Who’s at risk, and what it means for you
The flaw is a kernel-level issue, so it affects any Linux installation running a vulnerable kernel with the uio_hv_generic module loaded. In practice, that’s a specific, but important, slice of systems:
- Confidential computing VMs: These are the prime target. If you’re running workloads on AMD SEV‑SNP or Intel TDX that rely on Hyper‑V’s memory encryption primitives, your environment was potentially exposed.
- Any Hyper‑V Linux guest with UIO devices: Even without confidential computing, if a VM uses userspace drivers that depend on uio_hv_generic, the bug could be triggered, leading to crashes.
- Azure Linux users: Microsoft’s advisory explicitly confirms that the Azure Linux distribution includes the affected driver. Other Microsoft products may not be vulnerable, but Azure Linux is explicitly called out.
- Users of other cloud or on‑premises Hyper‑V deployments: Distributions such as Amazon Linux, SUSE, Ubuntu, and others have acknowledged the flaw and issued updates.
For the average home user running a Linux VM on a Windows host, the risk is low unless you’ve deliberately enabled UIO devices or are using confidential computing features. But if you manage a fleet of servers or cloud instances, this needs your attention.
IT administrators should prioritize patching hosts that enable confidential computing. The bug’s CVSS score is around 6.2 (medium severity) due to the local access requirement, but in environments where guest isolation is paramount, the effective risk is much higher. An attacker with even limited local privileges could potentially cause a denial of service or, worse, break the confidentiality guarantees that secure enclaves are supposed to provide.
Developers working on kernel drivers should take note: this is a textbook case of why you must re-check state after an operation that can fail. Relying on a variable that might be stale—instead of querying the authoritative hardware descriptor—is a classic time‑of‑check/time‑of‑use (TOCTOU) mistake.
How we got here
The uio_hv_generic driver has been part of the Linux kernel for years, providing a way for userspace programs to interact with Hyper‑V VMBus devices. It’s a niche component, but one that’s essential for certain virtualized hardware stacks.
The memory‑free bug was discovered during kernel development and fixed quietly in the upstream tree earlier in 2024 (the CVE year reflects when the issue was first recorded). However, the full security implications were only recognized later, prompting a dedicated CVE assignment and the publication of advisories by Microsoft and various Linux distributors. The Microsoft Security Response Center disclosed the flaw alongside a broader commitment to transparency—they now publish Common Security Advisory Framework (CSAF) and Vulnerability Exploitability eXchange (VEX) documents for Azure Linux, a practice that started in October 2025.

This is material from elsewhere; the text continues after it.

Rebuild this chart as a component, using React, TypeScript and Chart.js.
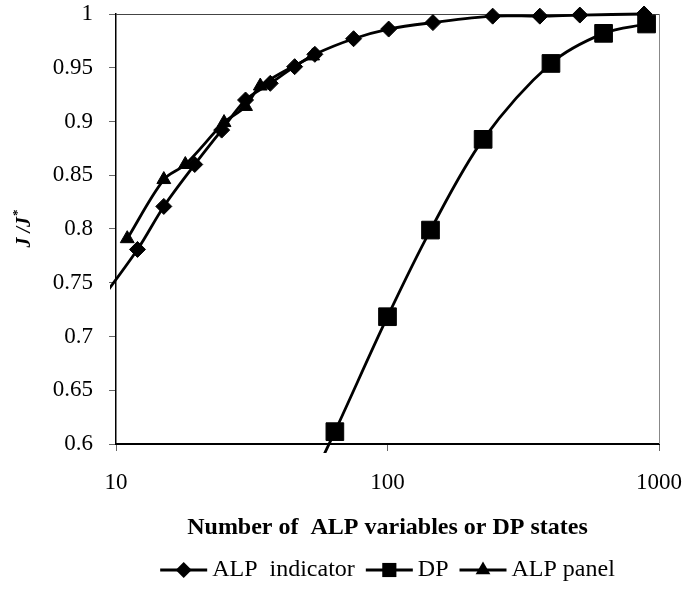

The timing shows a common pattern in open‑source security: a code improvement that wasn’t initially framed as a vulnerability turns out to have significant security impact once experts examine it under a threat model. It’s a reminder that even tiny, low‑level mistakes in memory management can balloon into real‑world risks when virtualized environments tie encryption and hardware isolation into kernel logic.
What to do now
Patching is the only permanent fix. Here’s a concrete action plan:
- Inventory your systems. Determine which Linux VMs on Hyper‑V or Azure are running kernels that include the uio_hv_generic module. Check your distribution’s CVE tracker; most have published advisory pages listing the fixed kernel versions (e.g., Amazon Linux’s ALAS advisories, SUSE’s security announcements, Ubuntu’s USN notices).
- Apply updates. For Azure Linux, Microsoft has committed to keeping the distribution current with security fixes, so installing the latest kernel package will include the patch. If your organization uses a custom kernel or a long‑term support release that doesn’t yet have the fix, contact your vendor for backporting status. The change is minimal, so backporting should be straightforward.

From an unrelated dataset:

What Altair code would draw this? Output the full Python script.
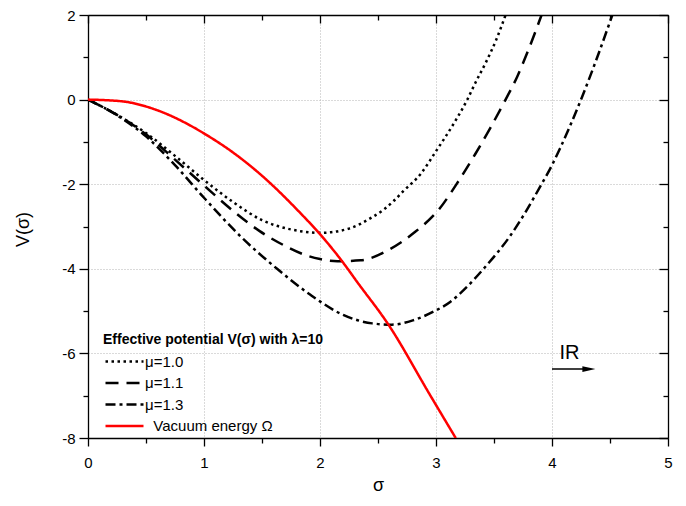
import altair as alt
import pandas as pd

# ---- data ----
sigma_mu10 = [0, 0.25, 0.5, 0.75, 1.0, 1.25, 1.5, 1.75, 1.83, 2.0, 2.25, 2.45, 2.55, 2.63, 2.72, 2.87, 3.0, 3.15, 3.27, 3.34, 3.43, 3.52, 3.60]
v_mu10 = [0, -0.36, -0.79, -1.33, -1.9, -2.42, -2.85, -3.07, -3.11, -3.15, -3.05, -2.78, -2.60, -2.41, -2.16, -1.75, -1.22, -0.58, 0.0, 0.40, 0.88, 1.42, 2.0]

sigma_mu11 = [0, 0.25, 0.5, 0.75, 1.0, 1.25, 1.48, 1.7, 1.89, 2.0, 2.15, 2.35, 2.58, 2.81, 3.03, 3.2, 3.34, 3.47, 3.6, 3.7, 3.79, 3.91]
v_mu11 = [0, -0.36, -0.82, -1.42, -2.03, -2.63, -3.11, -3.46, -3.69, -3.77, -3.82, -3.80, -3.57, -3.15, -2.58, -1.9, -1.28, -0.66, 0.0, 0.54, 1.13, 2.0]

sigma_mu13 = [0, 0.25, 0.5, 0.75, 1.0, 1.34, 1.63, 1.92, 2.2, 2.45, 2.62, 2.8, 2.98, 3.125, 3.24, 3.41, 3.64, 3.91, 4.0, 4.07, 4.25, 4.39, 4.52]
v_mu13 = [0, -0.37, -0.87, -1.55, -2.32, -3.3, -4.0, -4.62, -5.09, -5.29, -5.32, -5.22, -5.01, -4.78, -4.50, -4.0, -3.22, -2.0, -1.55, -1.15, 0.0, 1.0, 2.0]

sigma_vac = [0, 0.29, 0.575, 0.86, 1.0, 1.25, 1.5, 1.83, 1.99, 2.19, 2.32, 2.59, 2.95, 3.17]
v_vac = [0, -0.04, -0.23, -0.58, -0.8, -1.25, -1.8, -2.68, -3.15, -3.82, -4.31, -5.32, -6.99, -8.0]

series_names = ["μ=1.0", "μ=1.1", "μ=1.3", "\u200b\u00a0\u00a0Vacuum energy Ω"]
series_colors = ["#000000", "#000000", "#000000", "#ff0000"]
series_dashes = [[2.5, 3.5], [13, 8], [10, 4, 3, 4], [1, 0]]
series_widths = [2.5, 2.5, 2.5, 1.6]

x_major = [0, 1, 2, 3, 4, 5]
x_minor = [0.5, 1.5, 2.5, 3.5, 4.5]
y_major = [-8, -6, -4, -2, 0, 2]
y_minor = [-7, -5, -3, -1, 1]

arrow_x = [4.0]
arrow_x2 = [4.30]
arrow_y = [-6.37]
head_x = [4.318]
ir_x = [4.15]
ir_y = [-6.13]

W, H = 580, 423

rows = []
for name, xs_, ys_ in zip(series_names, [sigma_mu10, sigma_mu11, sigma_mu13, sigma_vac],
                          [v_mu10, v_mu11, v_mu13, v_vac]):
    for a, b in zip(xs_, ys_):
        rows.append({"sigma": a, "V": b, "series": name})
df = pd.DataFrame(rows)

xs = alt.Scale(domain=[0, 5], nice=False, zero=False)
ys = alt.Scale(domain=[-8, 2], nice=False, zero=False)

common_axis = dict(tickColor="#000", tickWidth=1.3, domainColor="#000", domainWidth=1.3,
                   labelColor="#000", labelFont="Liberation Sans", labelFontSize=15,
                   titleColor="#000", titleFont="Liberation Sans", titleFontSize=18,
                   titleFontWeight="normal")
minus_fix = "replace(datum.label, '\u2212', '-')"

ax1 = alt.Axis(orient="bottom", values=x_major, tickSize=8, labelFlush=False, labelPadding=9,
               grid=True, gridDash=[1, 2], gridColor="#b5b5b5", gridWidth=1, domain=True,
               title="σ", titleY=52, titleBaseline="alphabetic", labelExpr=minus_fix, **common_axis)
ay1 = alt.Axis(orient="left", values=y_major, tickSize=9, labelPadding=4,
               grid=True, gridDash=[1, 2], gridColor="#b5b5b5", gridWidth=1, domain=True,
               title="V(σ)", titleX=-56, titleY=214, labelExpr=minus_fix, **common_axis)

ax2 = alt.Axis(orient="bottom", values=x_minor, tickSize=5, labels=False, domain=False, grid=False, title=None, **common_axis)
ay2 = alt.Axis(orient="left", values=y_minor, tickSize=5, labels=False, domain=False, grid=False, title=None, **common_axis)
ax3 = alt.Axis(orient="bottom", offset=-H, values=x_major, tickSize=8, labels=False, domain=True, grid=False, title=None, **common_axis)
ay3 = alt.Axis(orient="left", offset=-W, values=y_major, tickSize=9, labels=False, domain=True, grid=False, title=None, **common_axis)
ax4 = alt.Axis(orient="bottom", offset=-H, values=x_minor, tickSize=5, labels=False, domain=False, grid=False, title=None, **common_axis)
ay4 = alt.Axis(orient="left", offset=-W, values=y_minor, tickSize=5, labels=False, domain=False, grid=False, title=None, **common_axis)

legend = alt.Legend(orient="none", legendX=15, legendY=318, padding=0,
                    title="Effective potential V(σ) with λ=10", titleFontSize=14, titleLimit=500,
                    titleFontWeight="bold", titleColor="#000", titleFont="Liberation Sans",
                    titlePadding=7, labelFontSize=15, labelColor="#000", labelFont="Liberation Sans",
                    labelLimit=400, labelOffset=27, symbolType="M-1,0L6.6,0", symbolSize=100,
                    rowPadding=5.5, symbolStrokeWidth=2.5)

lines = alt.Chart(df).mark_line(clip=True, interpolate="monotone").encode(
    x=alt.X("sigma:Q", scale=xs, axis=ax1),
    y=alt.Y("V:Q", scale=ys, axis=ay1),
    color=alt.Color("series:N", scale=alt.Scale(domain=series_names, range=series_colors), legend=legend),
    strokeDash=alt.StrokeDash("series:N", scale=alt.Scale(domain=series_names, range=series_dashes), legend=legend),
    strokeWidth=alt.StrokeWidth("series:N", scale=alt.Scale(domain=series_names, range=series_widths), legend=legend),
)

arrow_df = pd.DataFrame({"x": arrow_x, "x2": arrow_x2, "y": arrow_y})
arrow = alt.Chart(arrow_df).mark_rule(color="#000", strokeWidth=1.6).encode(
    x=alt.X("x:Q", scale=xs, axis=ax2), x2="x2:Q",
    y=alt.Y("y:Q", scale=ys, axis=ay2),
)

head_df = pd.DataFrame({"x": head_x, "y": arrow_y})
head = alt.Chart(head_df).mark_point(shape="M-1,-0.45L1,0L-1,0.45Z", size=169, filled=True,
                                     color="#000", opacity=1, strokeWidth=0).encode(
    x=alt.X("x:Q", scale=xs, axis=ax3),
    y=alt.Y("y:Q", scale=ys, axis=ay3),
)

ir_df = pd.DataFrame({"x": ir_x, "y": ir_y, "t": ["IR"]})
ir = alt.Chart(ir_df).mark_text(font="Liberation Sans", fontSize=20, color="#000",
                                align="center", baseline="alphabetic").encode(
    x=alt.X("x:Q", scale=xs, axis=ax4),
    y=alt.Y("y:Q", scale=ys, axis=ay4),
    text="t:N",
)

chart = alt.layer(lines, arrow, head, ir).resolve_axis(x="independent", y="independent").properties(
    width=W, height=H,
    autosize=alt.AutoSizeParams(type="none"),
    padding={"left": 80, "top": 7, "right": 8, "bottom": 60},
).configure_view(stroke=None).configure(font="Liberation Sans")

chart.save("out.html", embed_options={"renderer": "svg", "actions": False})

- Mitigate if you can’t patch immediately. If a reboot is not possible right now, you can reduce exposure by unloading the uio_hv_generic module (
rmmod uio_hv_generic) if no userspace drivers depend on it. Also, restrict local access to the VM—this vulnerability requires local code execution, so ensuring that only trusted users can log in lowers the risk significantly. For confidential computing scenarios, consider temporarily disabling features that rely on the vulnerable driver if that’s feasible without breaking essential workloads. - Monitor for signs of trouble. Kernel panics, sudden reboots, or repeated “oops” messages in logs that mention memory allocation or the uio_hv_generic module could indicate that the bug has been triggered (perhaps by a curious attacker or a software mishap). Enable kdump or similar crash‑dump mechanisms so you can capture a forensic image if something goes wrong.
- Test in staging first. Especially in cloud environments, apply the kernel update in a canary deployment before rolling it to production. Run stress tests that exercise memory encryption transitions (e.g., start confidential VMs, attach/detach devices) to ensure the patch doesn’t introduce new regressions.
Outlook
The good news is that the fix is clean and unlikely to cause side effects. Because it merely adds a defensive check, it won’t affect performance or functionality. The bad news is that vulnerabilities like this one—where memory management and encryption intersect—are probably not the last we’ll see. As confidential computing adoption grows, the contract between a VM and its host becomes a richer attack surface. Both the Linux and Hyper‑V communities will need to be vigilant.
Microsoft’s move to publish structured vulnerability information for Azure Linux is a positive step that should help system administrators quickly assess and remediate such issues. If your organization uses Azure Linux, subscribe to their security advisories or automate package updates to stay ahead of the next CVE.
For now, applying the available patch for CVE‑2024‑36910 closes a dangerous loophole. The story is a reminder that in modern virtualization, a single misplaced memory free can undermine the very isolation that confidential computing aims to provide.